At some point between the first serve and the third set, we collectively decided that retired tennis players coming back to play grass-court tournaments was equivalent to a UN Security Council resolution. Serena Williams hitting a backhand is now treated with the solemnity of a peace accord. Novak Djokovic holding a trophy is apparently the key to Middle East stability.
This year’s Wimbledon preview has all the hallmarks of a state visit. Media outlets are treating Serena’s return like she’s brokering a nuclear deal rather than playing tennis. The Williams sisters’ potential doubles run is being analyzed as if it could unlock affordable housing. Meanwhile, Andy Murray’s new role—whatever it is—has been described with the gravity usually reserved for ambassadorial appointments.

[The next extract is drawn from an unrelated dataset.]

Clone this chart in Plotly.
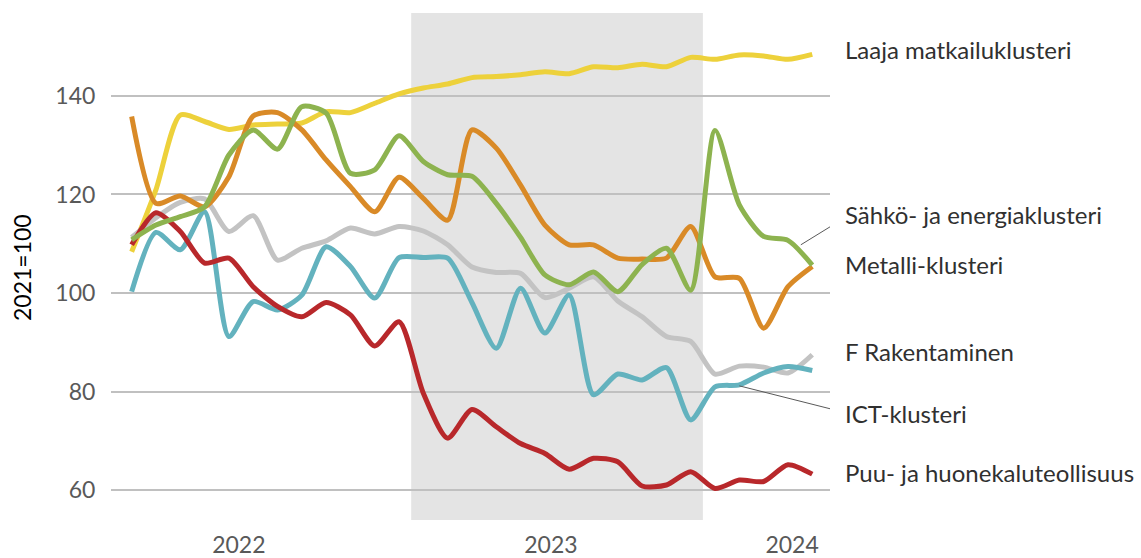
import plotly.graph_objects as go

# Monthly index positions (0 = first month shown)
months = list(range(29))

matkailu = [108.4, 121.0, 136.1, 134.8, 133.2, 134.1, 134.3, 134.5, 136.8, 136.6, 138.5, 140.4, 141.6, 142.4,
            143.7, 143.9, 144.3, 144.9, 144.5, 145.9, 145.7, 146.4, 145.9, 147.8, 147.4, 148.3, 148.1, 147.4, 148.4]
metalli = [135.8, 118.2, 119.7, 117.5, 123.6, 135.9, 136.6, 133.1, 127.0, 121.6, 116.5, 123.5, 119.2, 114.8,
           133.1, 129.4, 121.9, 113.8, 109.8, 109.8, 107.1, 106.9, 107.1, 113.5, 103.3, 103.0, 92.9, 101.3, 105.4]
sahko = [110.8, 113.8, 115.5, 117.5, 128.0, 133.1, 129.2, 137.8, 136.5, 124.3, 125.0, 131.9, 126.7, 124.0,
         123.7, 118.2, 111.3, 103.7, 101.7, 104.3, 100.3, 105.8, 109.1, 100.6, 133.0, 117.9, 111.5, 110.7, 105.7]
rakentaminen = [111.3, 115.3, 118.4, 119.1, 112.5, 115.7, 106.7, 109.1, 110.6, 113.2, 112.0, 113.5, 112.6, 109.8,
                105.3, 104.2, 104.0, 99.1, 101.0, 103.3, 98.4, 95.2, 91.2, 90.2, 83.6, 85.2, 85.0, 83.8, 87.5]
ict = [100.3, 112.3, 108.8, 116.5, 91.2, 98.3, 96.6, 99.6, 109.4, 105.4, 99.0, 107.2, 107.2, 107.1,
       98.1, 88.8, 101.0, 91.9, 99.6, 79.4, 83.6, 82.4, 84.9, 74.3, 81.0, 81.4, 83.8, 85.1, 84.3]
puu = [109.8, 116.3, 112.5, 106.1, 107.1, 101.3, 97.3, 95.2, 98.1, 95.6, 89.3, 94.2, 79.7, 70.6,
       76.4, 72.9, 69.5, 67.5, 64.3, 66.5, 65.8, 60.9, 61.1, 63.8, 60.4, 62.1, 61.8, 65.2, 63.3]

year_ticks = [4.41, 17.25, 27.17]
year_labels = ["2022", "2023", "2024"]
shade_start, shade_end = 11.5, 23.5

series = [
    ("Laaja matkailuklusteri", matkailu, "#EDD13B", 149.3),
    ("F Rakentaminen", rakentaminen, "#C3C3C3", 88.1),
    ("ICT-klusteri", ict, "#63B2BE", 75.5),
    ("Puu- ja huonekaluteollisuus", puu, "#B8282B", 63.7),
    ("Metalli-klusteri", metalli, "#D98A27", 105.9),
    ("Sähkö- ja energiaklusteri", sahko, "#8DB34F", 115.9),
]

FONT = "Lato, Carlito, 'Open Sans', sans-serif"

fig = go.Figure()
for name, vals, color, _ in series:
    fig.add_trace(go.Scatter(x=months, y=vals, mode="lines", name=name,
                             line=dict(color=color, width=5, shape="spline", smoothing=0.7),
                             hoverinfo="x+y+name"))

fig.add_shape(type="rect", xref="x", yref="paper", x0=shade_start, x1=shade_end, y0=0, y1=1,
              fillcolor="#E4E4E4", line=dict(width=0), layer="below")

# leader lines for labels
fig.add_shape(type="line", xref="x", yref="y", x0=27.53, y0=109.8, x1=28.98, y1=114.2,
              line=dict(color="#595959", width=1))
fig.add_shape(type="line", xref="x", yref="y", x0=25.0, y0=81.2, x1=28.94, y1=76.3,
              line=dict(color="#595959", width=1))

for name, vals, color, ly in series:
    fig.add_annotation(text=name, xref="paper", yref="y", x=(843 - 111) / 719, y=ly, xanchor="left",
                       yanchor="middle", showarrow=False,
                       font=dict(family=FONT, size=24, color="#303030"))

fig.add_annotation(text="2021=100", xref="paper", yref="paper", x=(22 - 111) / 719, y=0.497,
                   textangle=-90, showarrow=False, xanchor="center", yanchor="middle",
                   font=dict(family=FONT, size=23, color="#000000"))

fig.update_layout(
    width=1141, height=558,
    margin=dict(l=111, r=311, t=13, b=38, autoexpand=False),
    paper_bgcolor="white", plot_bgcolor="white",
    showlegend=False,
    xaxis=dict(range=[-0.85, 28.73], tickvals=year_ticks, ticktext=year_labels,
               showgrid=False, zeroline=False, showline=False, automargin=False,
               ticks="outside", ticklen=4, tickcolor="rgba(0,0,0,0)",
               tickfont=dict(family=FONT, size=23, color="#595959")),
    yaxis=dict(range=[54, 156.8], tickvals=[60, 80, 100, 120, 140],
               showgrid=True, gridcolor="#C0C0C0", gridwidth=1.6, zeroline=False, showline=False,
               automargin=False,
               ticks="outside", ticklen=10, tickcolor="rgba(0,0,0,0)",
               tickfont=dict(family=FONT, size=23, color="#595959")),
)

fig.write_html("out.html", config={"displayModeBar": False},
               post_script="document.body.style.margin='0';document.body.style.padding='0';")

No one is saying outright that a tennis match will solve geopolitical crises, but the coverage sure implies it. Jannik Sinner’s form matters. Djokovic’s mental state is apparently a bellwether for global confidence. A good grass-court rally is now treated as a metaphor for international cooperation.

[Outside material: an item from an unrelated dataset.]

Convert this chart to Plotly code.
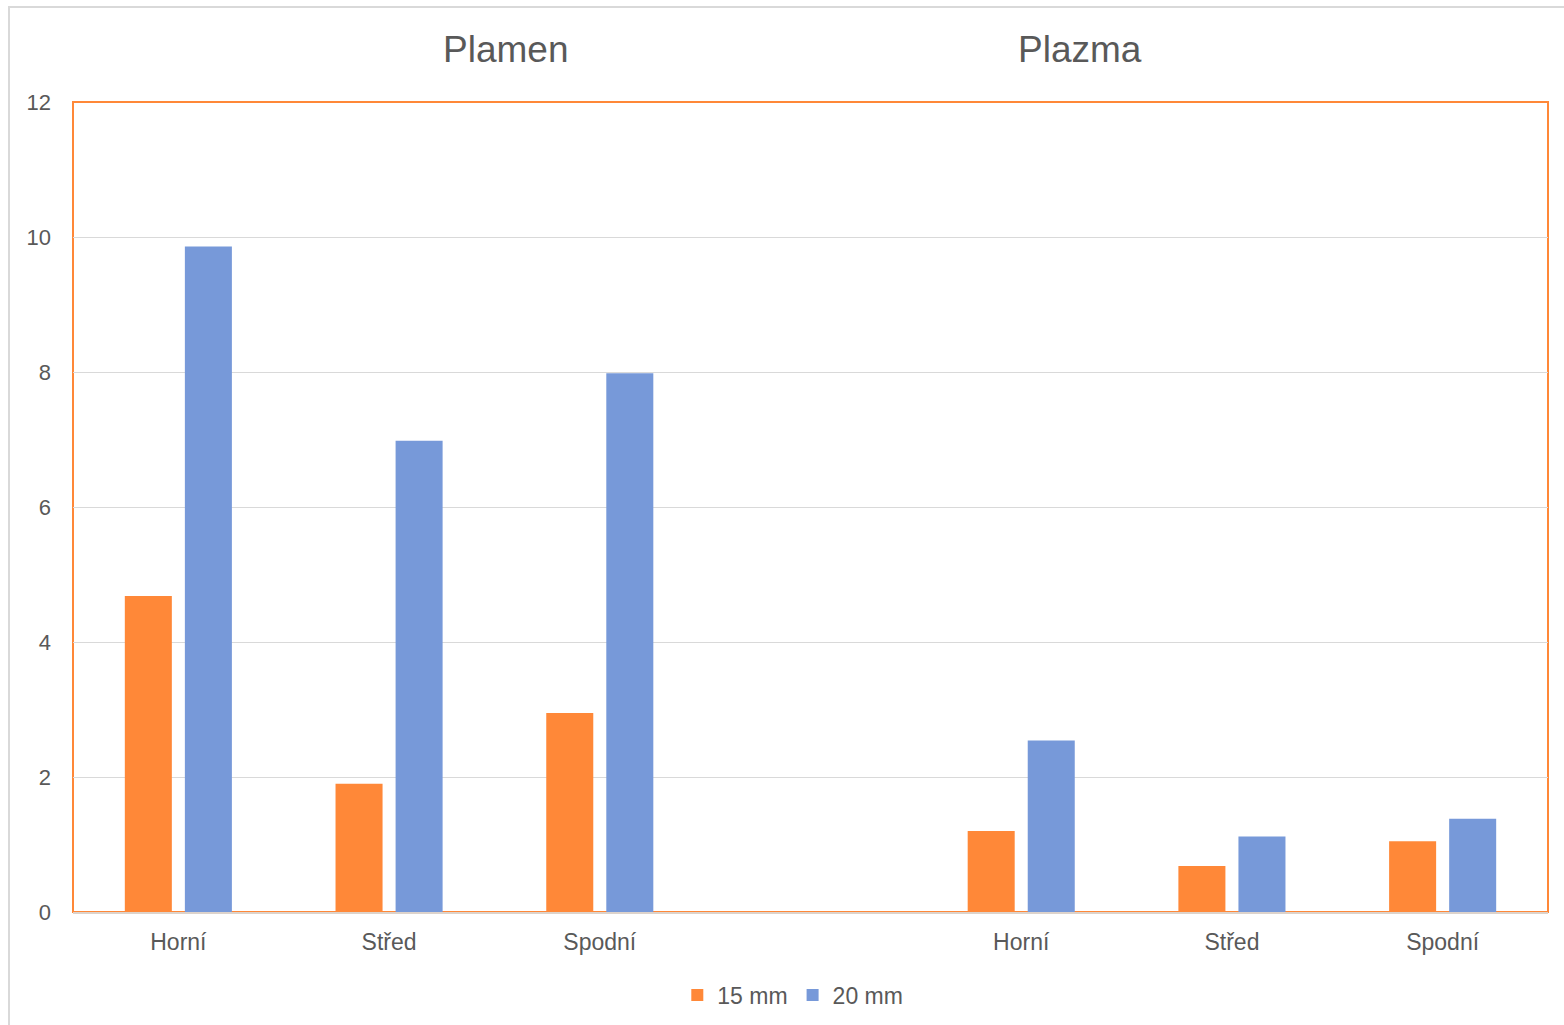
import plotly.graph_objects as go

# Category labels along the x axis (two groups of three, with a spacer slot between)
groups = ["Plamen", "Plazma"]
positions = ["Horní", "Střed", "Spodní"]
series_names = ["15 mm", "20 mm"]

# Values per group: Plamen first, then Plazma
values_15mm = [4.68, 1.90, 2.95, 1.20, 0.68, 1.05]
values_20mm = [9.86, 6.98, 7.98, 2.54, 1.12, 1.38]

colors = ["#FF8838", "#7799D9"]

# slot indices: 0,1,2 for the first group, 4,5,6 for the second (3 is the spacer)
slot_x = [i for i in range(len(positions))] + [i + len(positions) + 1 for i in range(len(positions))]
tick_text = positions + positions

fig = go.Figure()
for name, vals, col in zip(series_names, [values_15mm, values_20mm], colors):
    fig.add_trace(go.Bar(x=slot_x, y=vals, name=name, marker=dict(color=col, line=dict(width=0))))

font_main = "Liberation Sans, Arial, sans-serif"
grey = "#595959"

fig.update_layout(
    width=1564, height=1025,
    margin=dict(l=73, r=16, t=102, b=113, autoexpand=False),
    paper_bgcolor="white", plot_bgcolor="white",
    barmode="group", bargap=0.43, bargroupgap=0.217,
    font=dict(family=font_main, color=grey, size=22),
    showlegend=True,
    legend=dict(orientation="h", x=0.488, xanchor="center", y=-0.076, yanchor="top",
                font=dict(size=23, color=grey), itemwidth=30, traceorder="normal"),
    xaxis=dict(range=[-0.5, 6.5], tickmode="array", tickvals=slot_x, ticktext=tick_text,
               showgrid=False, zeroline=False, showline=True, linecolor="#DDD3CB", linewidth=2,
               ticks="", tickfont=dict(size=23, color=grey), ticklabelstandoff=8),
    yaxis=dict(range=[0, 12], dtick=2, showgrid=True, gridcolor="#D9D9D9", gridwidth=1,
               zeroline=False, showline=False, ticks="", tickfont=dict(size=22, color=grey),
               ticklabelstandoff=21),
    shapes=[
        # orange frame around the plotting area
        dict(type="rect", xref="paper", yref="paper", x0=0, x1=1, y0=0, y1=1,
             line=dict(color="#FF8838", width=2), fillcolor="rgba(0,0,0,0)", layer="below"),
        # light outer chart border
        dict(type="rect", xref="paper", yref="paper",
             x0=-64 / 1475, x1=1.02, y0=-0.2, y1=1 + 95 / 810,
             line=dict(color="#D9D9D9", width=2), fillcolor="rgba(0,0,0,0)", layer="below"),
    ],
    annotations=[
        dict(text=groups[0], xref="paper", yref="paper", x=(505 - 73) / 1475, y=1 + 52 / 810,
             showarrow=False, font=dict(size=37, color=grey), xanchor="center", yanchor="middle"),
        dict(text=groups[1], xref="paper", yref="paper", x=(1080 - 73) / 1475, y=1 + 52 / 810,
             showarrow=False, font=dict(size=37, color=grey), xanchor="center", yanchor="middle"),
    ],
)

fig.write_html("out.html")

The absurdity isn’t that these are brilliant athletes returning to do what they do best. It’s that we’ve somehow elevated a sporting event into a cultural moment that will supposedly mean something beyond the scoreboard. Tennis is wonderful. Championships matter. But let’s be honest: no one’s waiting for a Wimbledon result to feel hope about the future.
Then again, maybe that’s exactly why we’re doing this. When the real world feels broken, we build mythologies around people hitting balls on grass. It’s not solving anything. But it feels like it might.